Sözü edilen ayrımı anlayabilmek için öncelikle, modern ve klasik kavramlarını açmak gereklidir. İlaveten modern siyasal oluşumu da tanımlamak lazımdır.
Buna göre, modern kelimesi, sanayi çağı olarak da adlandırılan bir dönemi kapsar. Bu dönem, bilgiye ulaşımda akıl ve gözlem yollarının ön plana çıktığı bir felsefi anlayış üzerine yükselir. Moderni, klasikten ayıran en önemli ayrım bilgiye ulaşma yöntemlerinden yani akıl ve gözlemin önem kazanmasından ileri gelir. Dolayısıyla da modern düşünce, rasyonalizm ve amprizm üzerine yükselmiştir.
Modern siyasal oluşum, dolayısıyla da modern toplum, klasik toplumdan, sanayileşmesi ile ayrılır. Sanayileşme, büyük şehir nüfusu demektir. Bu yepyeni sorunlar doğuracaktır.

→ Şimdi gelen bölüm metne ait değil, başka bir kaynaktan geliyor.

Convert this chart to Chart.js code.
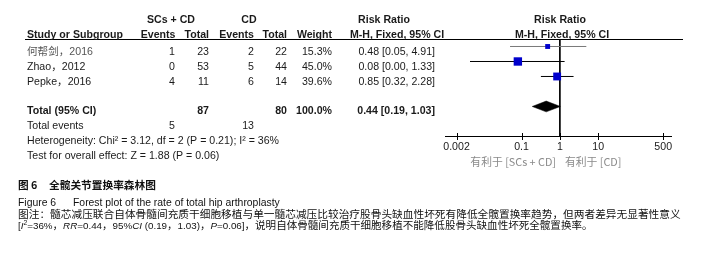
<!DOCTYPE html>
<html><head><meta charset="utf-8">
<script src="https://cdn.jsdelivr.net/npm/chart.js@4.4.0/dist/chart.umd.min.js"></script>
<style>html,body{margin:0;padding:0;background:#fff;overflow:hidden}#wrap{position:relative;width:713px;height:253px}canvas{display:block}</style>
</head><body>
<div id="wrap"><canvas id="c" width="713" height="253"></canvas></div>
<script>
// ---- data ----
const studies = ['何帮剑，2016', 'Zhao，2012', 'Pepke，2016'];
const expEvents = [1, 0, 4];
const expTotal = [23, 53, 11];
const ctlEvents = [2, 5, 6];
const ctlTotal = [22, 44, 14];
const weights = [15.3, 45.0, 39.6];
const riskRatio = [0.48, 0.08, 0.85];
const ciLow = [0.05, 0.0045, 0.32];
const ciHigh = [4.91, 1.33, 2.28];
const rrText = ['0.48 [0.05, 4.91]', '0.08 [0.00, 1.33]', '0.85 [0.32, 2.28]'];
const pooled = [0.44, 0.19, 1.03];              // estimate, low, high
const pooledText = '0.44 [0.19, 1.03]';
const totalN = [87, 80];
const totalWeight = '100.0%';
const totalEvents = [5, 13];
const tickValues = [0.002, 0.1, 1, 10, 500];
const tickLabels = ['0.002', '0.1', '1', '10', '500'];
const heterogeneity = 'Heterogeneity: Chi² = 3.12, df = 2 (P = 0.21); I² = 36%';
const overallTest = 'Test for overall effect: Z = 1.88 (P = 0.06)';
const favourLeft = '有利于 [SCs + CD]';
const favourRight = '有利于 [CD]';

const TOTAL_ROW = 4;
const LAT = "'Liberation Sans', Arial, 'Noto Sans CJK SC', sans-serif";
const CJK = "'Noto Sans CJK SC', 'Liberation Sans', sans-serif";
const FS = 10.6;

const datasets = [];
// CI whiskers
studies.forEach((s, i) => {
  datasets.push({
    type: 'scatter', showLine: true,
    data: [{x: ciLow[i], y: i}, {x: ciHigh[i], y: i}],
    borderColor: i === 0 ? '#7a7a7a' : '#000', borderWidth: 1,
    pointRadius: 0, order: 3
  });
});
// vertical line of no effect
datasets.push({
  type: 'scatter', showLine: true,
  data: [{x: 1, y: -0.5}, {x: 1, y: 5.97}],
  borderColor: '#000', borderWidth: 1, pointRadius: 0, order: 4
});
// study point estimates (square side ~ sqrt(weight))
datasets.push({
  type: 'scatter',
  data: riskRatio.map((v, i) => ({x: v, y: i})),
  pointStyle: 'rect',
  pointRadius: weights.map(w => 1.25 * Math.sqrt(w) / Math.SQRT2),
  backgroundColor: '#0000cc', borderWidth: 0, order: 1
});
// pooled diamond
datasets.push({
  type: 'scatter', showLine: true,
  data: [
    {x: pooled[1], y: TOTAL_ROW}, {x: pooled[0], y: TOTAL_ROW - 0.36},
    {x: pooled[2], y: TOTAL_ROW}, {x: pooled[0], y: TOTAL_ROW + 0.36},
    {x: pooled[1], y: TOTAL_ROW}
  ],
  borderColor: '#000', borderWidth: 0.5, backgroundColor: '#000',
  fill: 'shape', pointRadius: 0, tension: 0, order: 2
});

function txt(ctx, s, x, y, align, bold, color, size, fam, italic) {
  ctx.font = (italic ? 'italic ' : '') + (bold ? 'bold ' : '') + (size || FS) + 'px ' + (fam || LAT);
  ctx.textAlign = align || 'left';
  ctx.textBaseline = 'alphabetic';
  ctx.fillStyle = color || '#1a1a1a';
  ctx.fillText(s, x, y);
}

const tablePlugin = {
  id: 'table',
  afterDraw(chart) {
    const ctx = chart.ctx;
    const xs = chart.scales.x;
    const axisY = chart.chartArea.bottom;
    ctx.save();
    // tick marks crossing the axis
    ctx.strokeStyle = '#000'; ctx.lineWidth = 1;
    xs.ticks.forEach(t => {
      const px = Math.round(xs.getPixelForValue(t.value)) + 0.5;
      ctx.beginPath(); ctx.moveTo(px, axisY - 3); ctx.lineTo(px, axisY + 4); ctx.stroke();
    });
    // header rule
    ctx.beginPath(); ctx.moveTo(25, 39.5); ctx.lineTo(683, 39.5); ctx.stroke();

    // headers
    txt(ctx, 'SCs + CD', 171, 23, 'center', true);
    txt(ctx, 'CD', 249, 23, 'center', true);
    txt(ctx, 'Risk Ratio', 384, 23, 'center', true);
    txt(ctx, 'Risk Ratio', 560, 23, 'center', true);
    txt(ctx, 'Study or Subgroup', 27, 37.5, 'left', true);
    txt(ctx, 'Events', 175.5, 37.5, 'right', true);
    txt(ctx, 'Total', 209, 37.5, 'right', true);
    txt(ctx, 'Events', 254, 37.5, 'right', true);
    txt(ctx, 'Total', 287, 37.5, 'right', true);
    txt(ctx, 'Weight', 332, 37.5, 'right', true);
    txt(ctx, 'M-H, Fixed, 95% CI', 397, 37.5, 'center', true);
    txt(ctx, 'M-H, Fixed, 95% CI', 562, 37.5, 'center', true);

    // study rows
    studies.forEach((s, i) => {
      const b = 55 + 15 * i;
      txt(ctx, s, 27, b, 'left', false, i === 0 ? '#555' : '#1a1a1a');
      txt(ctx, String(expEvents[i]), 175, b, 'right');
      txt(ctx, String(expTotal[i]), 209, b, 'right');
      txt(ctx, String(ctlEvents[i]), 254, b, 'right');
      txt(ctx, String(ctlTotal[i]), 287, b, 'right');
      txt(ctx, weights[i].toFixed(1) + '%', 332, b, 'right');
      txt(ctx, rrText[i], 435, b, 'right');
    });
    // total rows
    const tb = 55 + 15 * TOTAL_ROW - 1;
    txt(ctx, 'Total (95% CI)', 27, tb, 'left', true);
    txt(ctx, String(totalN[0]), 209, tb, 'right', true);
    txt(ctx, String(totalN[1]), 287, tb, 'right', true);
    txt(ctx, totalWeight, 332, tb, 'right', true);
    txt(ctx, pooledText, 435, tb, 'right', true);
    txt(ctx, 'Total events', 27, tb + 15, 'left');
    txt(ctx, String(totalEvents[0]), 175, tb + 15, 'right');
    txt(ctx, String(totalEvents[1]), 254, tb + 15, 'right');
    txt(ctx, heterogeneity, 27, tb + 30, 'left');
    txt(ctx, overallTest, 27, tb + 45, 'left');

    // favours labels
    txt(ctx, favourLeft, 556, 166, 'right', false, '#8a8a8a', 10.8, CJK);
    txt(ctx, favourRight, 565, 166, 'left', false, '#8a8a8a', 10.8, CJK);

    // caption
    txt(ctx, '图 6', 18, 189, 'left', true, '#111', 10.7, CJK);
    txt(ctx, '全髋关节置换率森林图', 49, 189, 'left', true, '#111', 10.7, CJK);
    txt(ctx, 'Figure 6', 18, 205.5, 'left', false, '#111', 10.4, LAT);
    txt(ctx, 'Forest plot of the rate of total hip arthroplasty', 73, 205.5, 'left', false, '#111', 10.4, LAT);
    txt(ctx, '图注：髓芯减压联合自体骨髓间充质干细胞移植与单一髓芯减压比较治疗股骨头缺血性坏死有降低全髋置换率趋势，但两者差异无显著性意义',
        18, 217.5, 'left', false, '#111', 10.7, CJK);
    const segs = [
      ['[', 0], ['I', 1], ['2', 2], ['=36%', 0], ['，', 3], ['RR', 1], ['=0.44', 0], ['，', 3], ['95%', 0], ['CI', 1],
      [' (0.19', 0], ['，', 3], ['1.03)', 0], ['，', 3], ['P', 1], ['=0.06]', 0], ['，说明自体骨髓间充质干细胞移植不能降低股骨头缺血性坏死全髋置换率。', 3]
    ];
    let cx = 18;
    segs.forEach(([s, k]) => {
      let font, y = 229;
      if (k === 0) font = '9.8px ' + LAT;
      else if (k === 1) font = 'italic 9.8px ' + LAT;
      else if (k === 2) { font = '6.8px ' + LAT; y = 224.5; }
      else font = '10.55px ' + CJK;
      ctx.font = font; ctx.textAlign = 'left'; ctx.fillStyle = '#111';
      ctx.fillText(s, cx, y);
      cx += ctx.measureText(s).width;
    });
    ctx.restore();
  }
};

new Chart(document.getElementById('c'), {
  type: 'scatter',
  data: {datasets},
  options: {
    responsive: false, animation: false, devicePixelRatio: 1,
    layout: {padding: {left: 445, right: 42, top: 39, bottom: 87}},
    plugins: {legend: {display: false}, tooltip: {enabled: false}},
    scales: {
      x: {
        type: 'logarithmic', position: 'bottom', min: 0.001, max: 800,
        grid: {display: false, drawTicks: false},
        border: {display: true, color: '#000', width: 1},
        afterBuildTicks: s => { s.ticks = tickValues.map(v => ({value: v})); },
        afterFit: s => { s.height = 30; },
        ticks: {
          autoSkip: false, maxRotation: 0, padding: 5, color: '#1a1a1a',
          font: {family: LAT, size: 10.6},
          callback: v => { const k = tickValues.indexOf(v); return k >= 0 ? tickLabels[k] : ''; }
        }
      },
      y: {type: 'linear', min: -0.5, max: 5.97, reverse: true, display: false}
    }
  },
  plugins: [tablePlugin]
});
</script>
</body></html>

Modern siyasal düşünce de bu tarz yeni sorunlar ile uğraşan bir düşünce olarak eskilerden ayrılır. Bu yeni sorunları ise rasyonal ve ampirizm ile ele alır. Klasik olan da ise ne yüksek şehir nüfusu vardır ne de illa ki akılcı olmak zorunda olan bir felsefe mevcuttur.
Bu noktada önemli olan, modern öncesi dönemlerde de akıl yönü ağır basan düşünceler olabilir ama gerek şart değildir. Dogmatik yönü ağır basan, yüksek düzeyde ideolojik ve faydasız bir çok fikir de yönetime gelebilmiştir.